### Supplied material
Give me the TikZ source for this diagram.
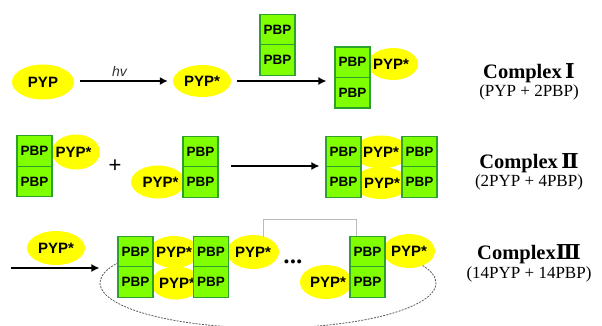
\documentclass[tikz,border=0pt]{standalone}
\usepackage{fontspec}
\setmainfont{Liberation Serif}
\setsansfont{Liberation Sans}
\newfontfamily\numfont{DejaVu Serif}
\usetikzlibrary{shapes.geometric,arrows.meta,calc}
\definecolor{pbpfill}{HTML}{80FF00}
\definecolor{pbpedge}{HTML}{2EA02E}
\definecolor{pypfill}{HTML}{FFFF00}
\definecolor{bracketgray}{HTML}{BBBBBB}
\begin{document}
\begin{tikzpicture}[x=1pt,y=-1pt,
  pbp/.style={rectangle, draw=pbpedge, line width=1.2pt, fill=pbpfill,
    minimum width=35pt, minimum height=30.5pt, inner sep=0pt,
    font=\sffamily\bfseries\fontsize{13.5}{15}\selectfont},
  pyp/.style={ellipse, fill=pypfill, inner sep=0pt,
    font=\sffamily\bfseries\fontsize{15}{16}\selectfont},
  arr/.style={-{Latex[length=8pt,width=8pt]}, line width=1.3pt},
  title/.style={anchor=base, font=\bfseries\fontsize{20.5}{24}\selectfont},
  subtitle/.style={anchor=base, font=\fontsize{17}{20}\selectfont},
]
\useasboundingbox (0,0) rectangle (602,325);

% ---------- dashed loop (behind) ----------
\coordinate (loopc) at (268,283);
\draw[gray!70!black, line width=0.8pt, dash pattern=on 2pt off 1.2pt]
  ($(loopc)+(153:168pt and 45pt)$) arc[start angle=153, end angle=385, x radius=168pt, y radius=45pt];

% ---------- Row 1 ----------
\node[pyp, minimum width=62pt, minimum height=35pt] (p1) at (43,82) {\makebox[0pt]{PYP}};
\node[pyp, minimum width=58pt, minimum height=32pt] (p2) at (202,81) {\makebox[0pt]{PYP*}};
\node[pbp] (f1) at (277.5,29.5) {PBP};
\node[pbp] (f2) at (277.5,60) {PBP};
\node[pyp, minimum width=50pt, minimum height=32pt] (c1y) at (393,64) {\makebox[0pt]{\hspace*{-4pt}PYP*}};
\node[pbp] (c1a) at (352.5,62.25) {PBP};
\node[pbp] (c1b) at (352.5,92.75) {PBP};

\draw[arr, shorten <=6pt, shorten >=5pt] (p1.east |- p2.west) -- (p2.west)
  node[midway, above=1pt, xshift=-4pt, font=\sffamily\itshape\fontsize{14}{16}\selectfont, text=black!80] (hv) {hv};
\draw[arr, shorten <=6pt, shorten >=8pt] (p2.east) -- (p2.east -| c1a.west);

% ---------- Row 2 ----------
\node[pyp, minimum width=48pt, minimum height=35pt] (l2y) at (76,152) {\makebox[0pt]{\hspace*{-5pt}PYP*}};
\node[pbp] (l2a) at (34.5,151) {PBP};
\node[pbp] (l2b) at (34.5,181.5) {PBP};
\node[font=\sffamily\fontsize{22}{22}\selectfont] (plus) at (115,166) {+};
\node[pyp, minimum width=54pt, minimum height=33pt] (m2y) at (158,182) {\makebox[0pt]{\hspace*{5pt}PYP*}};
\node[pbp] (m2a) at (200.5,151.5) {PBP};
\node[pbp] (m2b) at (200.5,182) {PBP};

\node[pyp, minimum width=56pt, minimum height=33pt] (r2y1) at (381,152) {\makebox[0pt]{PYP*}};
\node[pyp, minimum width=56pt, minimum height=32pt] (r2y2) at (381,183) {\makebox[0pt]{\hspace*{2pt}PYP*}};
\node[pbp] (r2a) at (343.5,151.5) {PBP};
\node[pbp] (r2b) at (343.5,182) {PBP};
\node[pbp] (r2c) at (419.5,151.5) {PBP};
\node[pbp] (r2d) at (419.5,182) {PBP};
\draw[arr, shorten <=12pt, shorten >=6pt] (m2a.east |- plus) -- (r2a.west |- plus);

% ---------- Row 3 ----------
\node[pyp, minimum width=58pt, minimum height=34pt] (q0) at (56,248) {\makebox[0pt]{PYP*}};
\coordinate (a3s) at (11,268);
\node[pyp, minimum width=50pt, minimum height=32pt] (e1a) at (174,252) {\makebox[0pt]{PYP*}};
\node[pyp, minimum width=50pt, minimum height=33pt] (e1b) at (176,283) {\makebox[0pt]{\hspace*{2pt}PYP*}};
\node[pyp, minimum width=52pt, minimum height=34pt] (e2) at (253,252) {\makebox[0pt]{PYP*}};
\node[pyp, minimum width=52pt, minimum height=34pt] (e3) at (326,282) {\makebox[0pt]{\hspace*{4pt}PYP*}};
\node[pyp, minimum width=52pt, minimum height=34pt] (e4) at (409,251) {\makebox[0pt]{PYP*}};
\node[pbp] (s1a) at (135.5,252) {PBP};
\node[pbp] (s1b) at (135.5,282) {PBP};
\node[pbp] (s2a) at (211,252) {PBP};
\node[pbp] (s2b) at (211,282) {PBP};
\node[pbp] (s3a) at (367.5,251.5) {PBP};
\node[pbp] (s3b) at (367.5,282) {PBP};
\node[font=\sffamily\bfseries\fontsize{14}{14}\selectfont, inner sep=0pt] (dots) at (293,263) {\textbullet\hspace{1.5pt}\textbullet\hspace{1.5pt}\textbullet};

\draw[bracketgray, line width=0.8pt] ($(e2.north)+(10,2)$) |- ($(s3a.north)+(-11.5,-16)$) -- ($(s3a.north)+(-11.5,0)$);
\draw[arr, shorten >=18pt] (a3s) -- (a3s -| s1a.west);

% ---------- Labels ----------
\node[title] (t1) at (529,78.5) {Complex\,{\numfont Ⅰ}};
\node[subtitle] (t1s) at (529,96) {(PYP + 2PBP)};
\node[title] (t2) at (529,168.5) {Complex\,{\numfont Ⅱ}};
\node[subtitle] (t2s) at (529,186) {(2PYP + 4PBP)};
\node[title] (t3) at (529,259.5) {Complex{\numfont Ⅲ}};
\node[subtitle] (t3s) at (529,278) {(14PYP + 14PBP)};
\end{tikzpicture}
\end{document}
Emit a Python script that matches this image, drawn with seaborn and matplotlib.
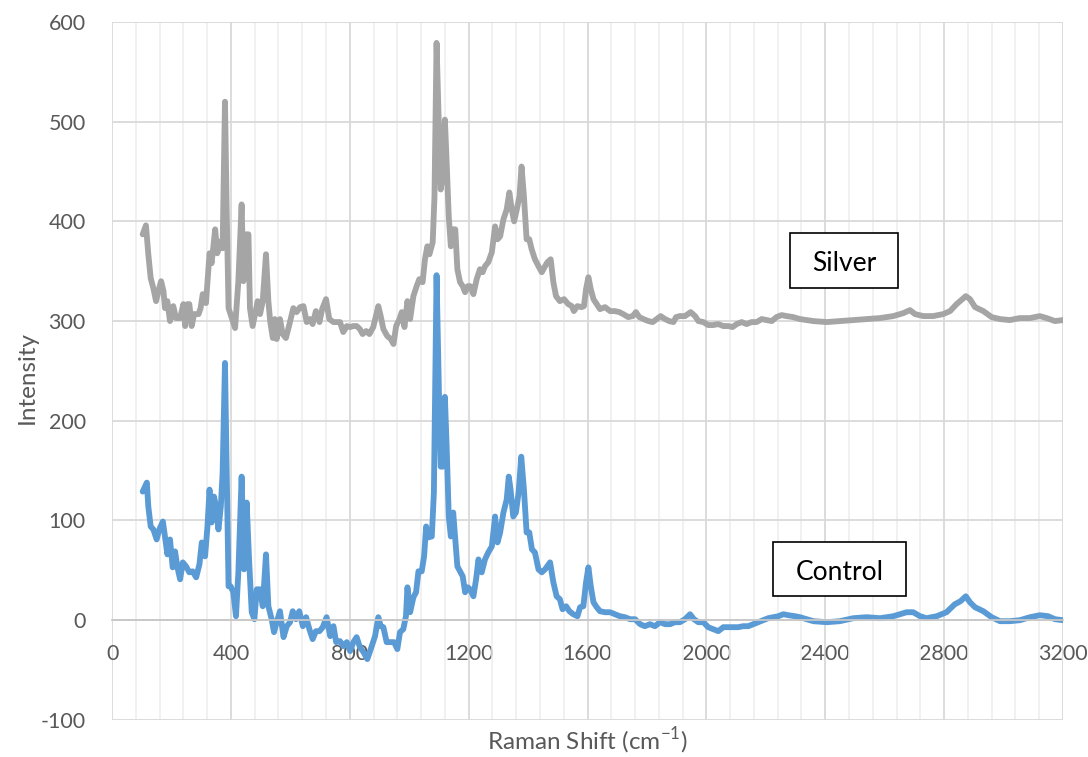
import matplotlib
matplotlib.use("Agg")
import matplotlib.pyplot as plt
import matplotlib.patches as mpatches
from matplotlib.ticker import MultipleLocator
import pandas as pd
import seaborn as sns

# Raman spectra (shift in cm-1, intensity in counts)
silver_shift = [103, 114, 122, 130, 139, 148, 156, 165, 173, 178, 186, 195, 206, 215, 229, 240, 246, 254, 260,
                268, 276, 291, 298, 305, 316, 328, 335, 347, 354, 366, 372, 380, 386, 392, 403, 414, 425, 436,
                442, 451, 459, 464, 473, 481, 490, 498, 507, 518, 526, 532, 541, 548, 554, 565, 574, 585, 597,
                610, 621, 633, 644, 655, 666, 675, 686, 698, 707, 720, 731, 745, 756, 767, 778, 790, 801, 812,
                823, 834, 843, 855, 866, 879, 888, 896, 904, 913, 926, 938, 947, 956, 967, 975, 984, 994, 1003,
                1014, 1025, 1034, 1045, 1053, 1061, 1068, 1079, 1085, 1092, 1100, 1106, 1113, 1120, 1126, 1133,
                1140, 1148, 1155, 1162, 1171, 1180, 1188, 1197, 1205, 1216, 1227, 1238, 1247, 1255, 1266, 1278,
                1289, 1297, 1306, 1317, 1328, 1337, 1345, 1353, 1362, 1371, 1378, 1386, 1395, 1404, 1412, 1423,
                1435, 1446, 1457, 1465, 1476, 1485, 1494, 1507, 1521, 1535, 1547, 1554, 1566, 1580, 1588, 1595,
                1603, 1611, 1620, 1631, 1642, 1659, 1676, 1692, 1707, 1720, 1737, 1752, 1763, 1774, 1788, 1805,
                1819, 1833, 1846, 1861, 1875, 1889, 1898, 1911, 1928, 1947, 1962, 1973, 1990, 2006, 2023, 2040,
                2057, 2074, 2088, 2102, 2119, 2135, 2152, 2169, 2186, 2203, 2220, 2236, 2253, 2270, 2292, 2315,
                2360, 2405, 2449, 2494, 2539, 2584, 2629, 2663, 2685, 2702, 2730, 2763, 2797, 2820, 2842, 2873,
                2887, 2904, 2932, 2960, 2988, 3021, 3055, 3089, 3122, 3145, 3173, 3200]
silver_intensity = [387, 396, 367, 343, 333, 320, 330, 340, 330, 313, 320, 300, 315, 303, 303, 317, 295, 317, 317,
                    295, 307, 307, 313, 327, 318, 368, 358, 392, 368, 380, 373, 520, 407, 313, 303, 293, 340, 417,
                    340, 387, 387, 313, 295, 307, 320, 307, 320, 367, 320, 300, 283, 302, 282, 302, 287, 283, 297,
                    313, 309, 314, 315, 299, 302, 297, 310, 299, 312, 322, 302, 299, 299, 299, 289, 295, 294, 295,
                    295, 292, 287, 290, 287, 294, 305, 315, 305, 292, 285, 282, 277, 295, 302, 309, 294, 320, 302,
                    325, 335, 342, 339, 362, 375, 367, 379, 425, 579, 492, 432, 445, 502, 459, 405,
                    375, 392, 392, 352, 339, 335, 329, 335, 335, 327, 342, 352, 349, 355, 359, 369,
                    395, 382, 385, 402, 412, 429, 412, 400, 412, 425, 455, 425, 382, 382, 372, 362,
                    355, 349, 355, 359, 362, 339, 325, 320, 322, 317, 315, 310, 315, 314, 315, 332,
                    344, 332, 322, 317, 312, 314, 310, 310, 309, 307, 304, 305, 309, 304, 302, 300,
                    299, 302, 305, 302, 300, 299, 304, 305, 305, 309, 305, 300, 299, 296, 296, 297,
                    295, 295, 294, 297, 299, 297, 299, 299, 302, 301, 300, 304, 306, 305, 304, 302,
                    300, 299, 300, 301, 302, 303, 305, 308, 311, 307, 305, 305, 307, 310, 317, 325,
                    322, 314, 310, 304, 302, 301, 303, 303, 305, 303, 300, 301]

control_shift = [103, 117, 122, 130, 139, 150, 159, 171, 178, 186, 195, 204, 212, 220, 229, 238, 249, 260, 271,
                 283, 294, 302, 313, 321, 328, 335, 343, 350, 358, 366, 372, 380, 386, 392, 399, 408, 417, 425,
                 436, 444, 453, 461, 470, 479, 487, 498, 507, 518, 526, 537, 545, 554, 565, 577, 588, 599, 608,
                 619, 630, 642, 653, 664, 675, 686, 698, 709, 722, 734, 745, 754, 767, 778, 790, 801, 812, 823,
                 834, 846, 859, 874, 885, 896, 904, 913, 924, 935, 949, 960, 969, 980, 989, 994, 1003, 1014, 1023,
                 1031, 1042, 1050, 1057, 1064, 1076, 1083, 1092, 1100, 1106, 1113, 1120, 1126, 1133, 1140, 1148,
                 1155, 1162, 1171, 1180, 1188, 1197, 1205, 1216, 1225, 1233, 1244, 1255, 1266, 1278, 1289, 1297,
                 1306, 1317, 1328, 1335, 1341, 1350, 1359, 1368, 1377, 1386, 1395, 1404, 1413, 1423, 1435, 1446,
                 1457, 1474, 1485, 1496, 1507, 1516, 1528, 1539, 1552, 1566, 1575, 1586, 1595, 1603, 1611, 1620,
                 1631, 1642, 1659, 1676, 1692, 1709, 1726, 1743, 1760, 1777, 1793, 1810, 1827, 1844, 1861, 1878,
                 1894, 1911, 1928, 1945, 1958, 1973, 1990, 2006, 2023, 2040, 2057, 2074, 2091, 2107, 2124, 2141,
                 2158, 2175, 2192, 2208, 2225, 2242, 2259, 2276, 2298, 2315, 2360, 2405, 2449, 2494, 2539, 2584,
                 2629, 2674, 2696, 2719, 2741, 2775, 2808, 2836, 2855, 2873, 2887, 2904, 2932, 2960, 2988, 3021,
                 3055, 3089, 3122, 3150, 3173, 3200]
control_intensity = [129, 138, 114, 94, 91, 81, 91, 99, 84, 66, 81, 53, 69, 53, 41, 58, 54, 48, 49,
                     43, 56, 78, 64, 94, 131, 98, 124, 114, 91, 114, 148, 258, 148, 34, 34, 28, 4, 48,
                     144, 51, 118, 61, 8, 1, 31, 31, 14, 66, 14, 1, -12, -2, 9, -17, -6, -2, 9,
                     1, 9, -6, 3, -9, -19, -11, -11, -7, 3, -16, -6, -22, -21, -26, -22, -31, -22, -17,
                     -27, -32, -39, -26, -16, 3, -6, -7, -22, -22, -22, -29, -12, -9, 4, 33, 8, 23, 28,
                     49, 49, 64, 94, 83, 84, 128, 346, 228, 154, 154, 224, 174, 104, 84, 108,
                     81, 54, 49, 44, 28, 33, 31, 24, 41, 61, 48, 61, 68, 74, 104, 78,
                     88, 108, 121, 144, 131, 104, 108, 128, 164, 131, 88, 88, 71, 68, 51, 48,
                     51, 58, 38, 24, 21, 11, 14, 9, 6, 4, 13, 14, 38, 53, 34, 18,
                     13, 9, 8, 8, 6, 4, 3, 1, 1, -4, -6, -4, -6, -2, -4, -4,
                     -2, -2, 1, 6, 1, -2, -2, -7, -9, -11, -7, -7, -7, -7, -6, -6,
                     -4, -2, 0, 2, 3, 4, 6, 5, 4, 3, -1, -2, -1, 2, 3, 2,
                     4, 8, 8, 4, 2, 4, 8, 16, 19, 24, 18, 13, 9, 3, -1, -1,
                     0, 3, 5, 4, 1, 0]

x_ticks = [0, 400, 800, 1200, 1600, 2000, 2400, 2800, 3200]
y_ticks = [-100, 0, 100, 200, 300, 400, 500, 600]
series_colors = {"Control": "#5B9BD5", "Silver": "#A5A5A5"}

spectra = pd.concat([
    pd.DataFrame({"shift": control_shift, "intensity": control_intensity, "sample": "Control"}),
    pd.DataFrame({"shift": silver_shift, "intensity": silver_intensity, "sample": "Silver"}),
], ignore_index=True)

sns.set_theme(style="white")
plt.rcParams["font.family"] = ["Lato", "DejaVu Sans"]
plt.rcParams["axes.unicode_minus"] = False
plt.rcParams["mathtext.fontset"] = "custom"
plt.rcParams["mathtext.rm"] = "Lato"

fig = plt.figure(figsize=(10.88, 7.57), dpi=100)
ax = fig.add_axes([0.103, 0.049, 0.874, 0.922])

sns.lineplot(data=spectra, x="shift", y="intensity", hue="sample", palette=series_colors,
             estimator=None, sort=False, linewidth=4.2, legend=False, ax=ax,
             solid_joinstyle="round", solid_capstyle="round")

ax.set_xlim(0, 3200)
ax.set_ylim(-100, 600)
ax.set_xticks(x_ticks)
ax.set_yticks(y_ticks)
ax.xaxis.set_minor_locator(MultipleLocator(80))
ax.grid(which="major", color="#D9D9D9", linewidth=1.3)
ax.grid(which="minor", axis="x", color="#EEEEEE", linewidth=1.1)
ax.set_axisbelow(True)

for side in ("top", "right", "left"):
    ax.spines[side].set_visible(False)
ax.spines["bottom"].set_position(("data", 0))
ax.spines["bottom"].set_color("#C8C8C8")
ax.spines["bottom"].set_linewidth(1.3)

ax.tick_params(axis="both", which="both", length=0, labelsize=15.5, labelcolor="#595959")
ax.tick_params(axis="x", pad=17)
ax.tick_params(axis="y", pad=19)

ax.set_xlabel("Raman Shift (cm$^{\\mathregular{-1}}$)", fontsize=17.5, color="#595959", va="center")
ax.set_ylabel("Intensity", fontsize=17.5, color="#595959")
ax.xaxis.set_label_coords(0.5, -0.029)
ax.yaxis.set_label_coords(-0.078, 0.49)

# Sample labels in framed boxes
for name, (x0, x1, y0, y1) in {"Silver": (2281, 2645, 333, 388),
                               "Control": (2224, 2672, 24, 78)}.items():
    ax.add_patch(mpatches.Rectangle((x0, y0), x1 - x0, y1 - y0, facecolor="white",
                                    edgecolor="black", linewidth=1.2, zorder=5))
    ax.text((x0 + x1) / 2, (y0 + y1) / 2 - 3, name, ha="center", va="center",
            fontsize=19, color="black", zorder=6)

fig.savefig("out.png", dpi=100)
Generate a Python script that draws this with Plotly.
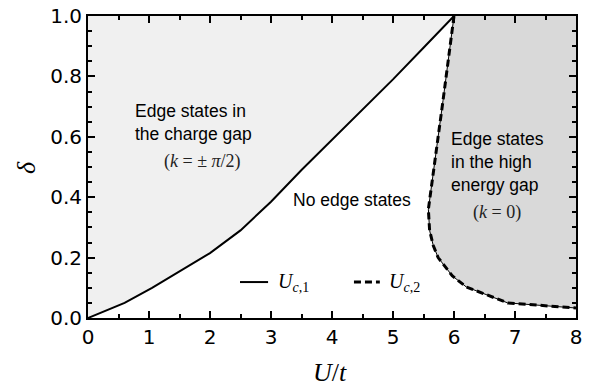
import plotly.graph_objects as go

# ---- data ----
uc1_U = [0.0, 0.6, 1.05, 1.5, 2.0, 2.5, 3.0, 3.5, 4.0, 4.5, 5.0, 5.5, 6.0]
uc1_d = [0.0, 0.05, 0.10, 0.155, 0.215, 0.29, 0.385, 0.49, 0.59, 0.69, 0.79, 0.895, 1.0]

uc2_U = [6.0, 5.92, 5.82, 5.72, 5.63, 5.58, 5.60, 5.66, 5.74, 5.97, 6.2, 6.54, 6.88, 8.0]
uc2_d = [1.0, 0.87, 0.72, 0.57, 0.44, 0.36, 0.29, 0.24, 0.20, 0.14, 0.103, 0.076, 0.05, 0.033]

x_range = [0, 8]
y_range = [0, 1]
x_ticks = [0, 1, 2, 3, 4, 5, 6, 7, 8]
y_ticks = [0.0, 0.2, 0.4, 0.6, 0.8, 1.0]
y_ticktext = ["0.0", "0.2", "0.4", "0.6", "0.8", "1.0"]
x_minor, y_minor = 0.5, 0.05

series_names = ["<i>U</i><sub><i>c</i>,1</sub>", "<i>U</i><sub><i>c</i>,2</sub>"]

LIGHT = "#f0f0f0"
DARK = "#d9d9d9"
DASH = "7px,4px"

fig = go.Figure()

# light region (above Uc1)
fig.add_trace(go.Scatter(
    x=uc1_U + [x_range[0]], y=uc1_d + [y_range[1]],
    fill="toself", fillcolor=LIGHT, mode="none", showlegend=False))

# dark region (right of Uc2)
fig.add_trace(go.Scatter(
    x=uc2_U + [x_range[1]], y=uc2_d + [y_range[1]],
    fill="toself", fillcolor=DARK, mode="none", showlegend=False))

# Uc1 solid line
fig.add_trace(go.Scatter(
    x=uc1_U, y=uc1_d, mode="lines", line=dict(color="black", width=2),
    name=series_names[0], showlegend=False))

# Uc2 thin solid + thick dashes
fig.add_trace(go.Scatter(
    x=uc2_U, y=uc2_d, mode="lines", line=dict(color="black", width=1),
    showlegend=False))
fig.add_trace(go.Scatter(
    x=uc2_U, y=uc2_d, mode="lines", line=dict(color="black", width=3, dash=DASH),
    name=series_names[1], showlegend=False))

SANS = "Liberation Sans"
SERIF = "Liberation Serif"
ann_font = dict(family=SANS, size=17.5, color="black")
math_font = dict(family=SERIF, size=18, color="#222")
title_font = dict(family=SERIF, size=26, color="black")
legend_font = dict(family=SERIF, size=20, color="black")

annotations = [
    dict(x=0.74, y=0.646, text="Edge states in<br>the charge gap", xanchor="left",
         align="left", font=ann_font),
    dict(x=1.87, y=0.517, text="(<i>k</i> = ± <i>π</i>/2)", font=math_font),
    dict(x=4.32, y=0.39, text="No edge states", font=ann_font),
    dict(x=5.92, y=0.517, text="Edge states<br>in the high<br>energy gap", xanchor="left",
         align="left", font=ann_font),
    dict(x=6.70, y=0.348, text="(<i>k</i> = 0)", font=math_font),
]
for a in annotations:
    a.update(xref="x", yref="y", showarrow=False)

# axis titles
annotations += [
    dict(x=0.496, y=-0.182, xref="paper", yref="paper", text="<i>U</i>/<i>t</i>",
         showarrow=False, font=title_font, xanchor="center", yanchor="middle"),
    dict(x=-0.125, y=0.497, xref="paper", yref="paper", text="<i>δ</i>", textangle=-90,
         showarrow=False, font=title_font, xanchor="center", yanchor="middle"),
]

# legend key (paper coordinates)
LEG_Y = 0.119
leg_keys = [(0.3115, 0.369, 0.385, None, 2), (0.545, 0.598, 0.612, DASH, 3)]
shapes = []
for (x0, x1, xt, dash, w), name in zip(leg_keys, series_names):
    ln = dict(color="black", width=w)
    if dash:
        ln["dash"] = dash
    shapes.append(dict(type="line", xref="paper", yref="paper", x0=x0, x1=x1,
                       y0=LEG_Y, y1=LEG_Y, line=ln, layer="above"))
    annotations.append(dict(x=xt, y=LEG_Y, xref="paper", yref="paper", text=name,
                            showarrow=False, font=legend_font, xanchor="left",
                            yanchor="middle"))

tickfont = dict(family="DejaVu Sans", size=20, color="black")

fig.update_layout(
    width=590, height=387,
    margin=dict(l=88, r=14, t=16, b=69),
    plot_bgcolor="white",
    showlegend=False,
    xaxis=dict(range=x_range, tickvals=x_ticks, ticks="inside", ticklen=7, tickwidth=2,
               tickcolor="black", showline=True, linecolor="black", linewidth=2,
               mirror="allticks", showgrid=False, zeroline=False, tickfont=tickfont,
               automargin=False,
               minor=dict(dtick=x_minor, ticks="inside", ticklen=4, tickcolor="black")),
    yaxis=dict(range=y_range, tickvals=y_ticks, ticktext=y_ticktext, ticks="inside",
               ticklen=7, tickwidth=2, tickcolor="black", showline=True, linecolor="black",
               linewidth=2, mirror="allticks", showgrid=False, zeroline=False,
               tickfont=tickfont, automargin=False,
               minor=dict(dtick=y_minor, ticks="inside", ticklen=4, tickcolor="black")),
    annotations=annotations,
    shapes=shapes,
)

fig.write_html("out.html")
######
Repeat the listing above up to and including the line with "(0,0) rectangle (602,325);", starting from its first line. Drop any pictures.

### Written solution
Give me the TikZ source for this diagram.
\documentclass[tikz,border=0pt]{standalone}
\usepackage{fontspec}
\setmainfont{Liberation Serif}
\setsansfont{Liberation Sans}
\newfontfamily\numfont{DejaVu Serif}
\usetikzlibrary{shapes.geometric,arrows.meta,calc}
\definecolor{pbpfill}{HTML}{80FF00}
\definecolor{pbpedge}{HTML}{2EA02E}
\definecolor{pypfill}{HTML}{FFFF00}
\definecolor{bracketgray}{HTML}{BBBBBB}
\begin{document}
\begin{tikzpicture}[x=1pt,y=-1pt,
  pbp/.style={rectangle, draw=pbpedge, line width=1.2pt, fill=pbpfill,
    minimum width=35pt, minimum height=30.5pt, inner sep=0pt,
    font=\sffamily\bfseries\fontsize{13.5}{15}\selectfont},
  pyp/.style={ellipse, fill=pypfill, inner sep=0pt,
    font=\sffamily\bfseries\fontsize{15}{16}\selectfont},
  arr/.style={-{Latex[length=8pt,width=8pt]}, line width=1.3pt},
  title/.style={anchor=base, font=\bfseries\fontsize{20.5}{24}\selectfont},
  subtitle/.style={anchor=base, font=\fontsize{17}{20}\selectfont},
]
\useasboundingbox (0,0) rectangle (602,325);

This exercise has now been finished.